::: Data lines

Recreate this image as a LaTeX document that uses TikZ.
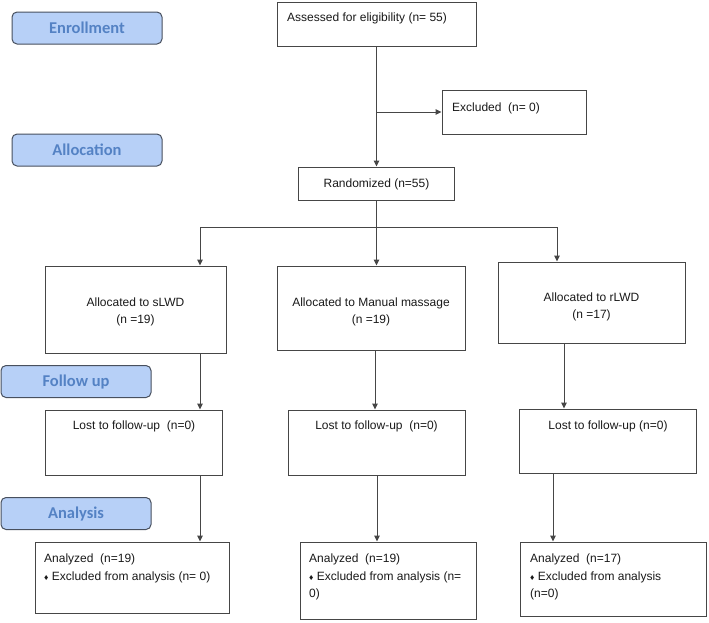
\documentclass[tikz,border=0pt]{standalone}
\usepackage{fontspec}
\setmainfont{Liberation Sans}
\newfontfamily\stagefont{Carlito}
\usetikzlibrary{arrows.meta}
\definecolor{lblfill}{RGB}{183,208,247}
\definecolor{lbltext}{RGB}{84,130,196}
\definecolor{lbldraw}{RGB}{72,80,94}
\definecolor{boxdraw}{RGB}{70,70,70}
\definecolor{txtcol}{RGB}{25,25,25}
\newcommand{\dmd}{{\fontsize{8.5}{8.5}\selectfont ♦}}
\begin{document}
\begin{tikzpicture}[x=1pt,y=-1pt,
  stage/.style={draw=lbldraw, fill=lblfill, rounded corners=5pt, line width=1pt,
    minimum width=150pt, minimum height=32pt, inner sep=0pt,
    font=\stagefont\bfseries\fontsize{16.5}{18}\selectfont, text=lbltext},
  box/.style={draw=boxdraw, line width=1pt, inner sep=0pt},
  txt/.style={font=\fontsize{12}{17}\selectfont, inner sep=0pt, text=txtcol},
  ctxt/.style={txt, anchor=base},
  ltxt/.style={txt, anchor=base west},
  arr/.style={draw=boxdraw, line width=1pt, -{Triangle[length=6pt,width=5.5pt]}},
  ln/.style={draw=boxdraw, line width=1pt}]
\useasboundingbox (0,0) rectangle (709,622);

% stage labels
\node[stage] (enroll) at (87,28) {Enrollment};
\node[stage] (alloc) at (87,150) {Allocation};
\node[stage] (follow) at (76,381.5) {Follow up};
\node[stage] (analysis) at (76,513.5) {Analysis};

% boxes
\node[box, minimum width=199pt, minimum height=44pt] (assess) at (376.5,24) {};
\node[box, minimum width=144pt, minimum height=44pt] (excl) at (514,112) {};
\node[box, minimum width=156pt, minimum height=33pt] (rand) at (376.5,183.5) {};
\node[box, minimum width=181pt, minimum height=87pt] (slwd) at (135.5,309.5) {};
\node[box, minimum width=188pt, minimum height=84pt] (man) at (371,308) {};
\node[box, minimum width=187pt, minimum height=81pt] (rlwd) at (591.5,302.5) {};
\node[box, minimum width=177pt, minimum height=65pt] (lost1) at (133.5,442.5) {};
\node[box, minimum width=177pt, minimum height=65pt] (lost2) at (376.5,442.5) {};
\node[box, minimum width=177pt, minimum height=64pt] (lost3) at (607.5,441) {};
\node[box, minimum width=194pt, minimum height=71pt] (an1) at (132,577.5) {};
\node[box, minimum width=176pt, minimum height=77pt] (an2) at (388,580.5) {};
\node[box, minimum width=186pt, minimum height=74pt] (an3) at (613,579) {};

% texts
\node[ltxt] (tassess) at (287,21) {Assessed for eligibility (n= 55)};
\node[ltxt] (texcl) at (452,111) {Excluded~~(n= 0)};
\node[ctxt] (trand) at (376.5,187) {Randomized (n=55)};
\node[ctxt] (ts1) at (135.5,306) {Allocated to sLWD};
\node[ctxt] (ts2) at (135.5,323) {(n =19)};
\node[ctxt] (tm1) at (371,306) {Allocated to Manual massage};
\node[ctxt] (tm2) at (371,323) {(n =19)};
\node[ctxt] (tr1) at (591.5,301) {Allocated to rLWD};
\node[ctxt] (tr2) at (591.5,318) {(n =17)};
\node[ctxt] (tl1) at (134,429) {Lost to follow-up~~(n=0)};
\node[ctxt] (tl2) at (376.5,429) {Lost to follow-up~~(n=0)};
\node[ctxt] (tl3) at (608,429) {Lost to follow-up (n=0)};
\node[ltxt] (ta11) at (44,562) {Analyzed~~(n=19)};
\node[ltxt] (ta12) at (44,580) {\dmd{} Excluded from analysis (n= 0)};
\node[ltxt] (ta21) at (309,562) {Analyzed~~(n=19)};
\node[ltxt] (ta22) at (309,580) {\dmd{} Excluded from analysis (n=};
\node[ltxt] (ta23) at (309,597) {0)};
\node[ltxt] (ta31) at (530,562) {Analyzed~~(n=17)};
\node[ltxt] (ta32) at (530,580) {\dmd{} Excluded from analysis};
\node[ltxt] (ta33) at (530,597) {(n=0)};

% connector helper coordinates
\coordinate (br) at (376.5,112);
\coordinate (sp) at (376.5,227);
\coordinate (xl) at (200,227);
\coordinate (xr) at (557,227);
\coordinate (xm1) at (375,0);
\coordinate (xm2) at (377,0);
\coordinate (xr1) at (564,0);
\coordinate (xr2) at (553,0);

% connectors
\draw[arr] (assess) -- (rand);
\draw[arr] (br) -- (excl.west);
\draw[ln] (rand.south) -- (sp);
\draw[ln] (xl) -- (xr);
\draw[arr] (xl) -- (xl |- slwd.north);
\draw[arr] (sp) -- (sp |- man.north);
\draw[arr] (xr) -- (xr |- rlwd.north);
\draw[arr] (slwd.south -| xl) -- (lost1.north -| xl);
\draw[arr] (man.south -| xm1) -- (lost2.north -| xm1);
\draw[arr] (rlwd.south -| xr1) -- (lost3.north -| xr1);
\draw[arr] (lost1.south -| xl) -- (an1.north -| xl);
\draw[arr] (lost2.south -| xm2) -- (an2.north -| xm2);
\draw[arr] (lost3.south -| xr2) -- (an3.north -| xr2);
\end{tikzpicture}
\end{document}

::::::

#### Exercise task:
Return exactly what appears from the opening line of the material through the line with "(0,0) rectangle (709,622);", apart from the pictures.

#### Problem solution:
Recreate this image as a LaTeX document that uses TikZ.
\documentclass[tikz,border=0pt]{standalone}
\usepackage{fontspec}
\setmainfont{Liberation Sans}
\newfontfamily\stagefont{Carlito}
\usetikzlibrary{arrows.meta}
\definecolor{lblfill}{RGB}{183,208,247}
\definecolor{lbltext}{RGB}{84,130,196}
\definecolor{lbldraw}{RGB}{72,80,94}
\definecolor{boxdraw}{RGB}{70,70,70}
\definecolor{txtcol}{RGB}{25,25,25}
\newcommand{\dmd}{{\fontsize{8.5}{8.5}\selectfont ♦}}
\begin{document}
\begin{tikzpicture}[x=1pt,y=-1pt,
  stage/.style={draw=lbldraw, fill=lblfill, rounded corners=5pt, line width=1pt,
    minimum width=150pt, minimum height=32pt, inner sep=0pt,
    font=\stagefont\bfseries\fontsize{16.5}{18}\selectfont, text=lbltext},
  box/.style={draw=boxdraw, line width=1pt, inner sep=0pt},
  txt/.style={font=\fontsize{12}{17}\selectfont, inner sep=0pt, text=txtcol},
  ctxt/.style={txt, anchor=base},
  ltxt/.style={txt, anchor=base west},
  arr/.style={draw=boxdraw, line width=1pt, -{Triangle[length=6pt,width=5.5pt]}},
  ln/.style={draw=boxdraw, line width=1pt}]
\useasboundingbox (0,0) rectangle (709,622);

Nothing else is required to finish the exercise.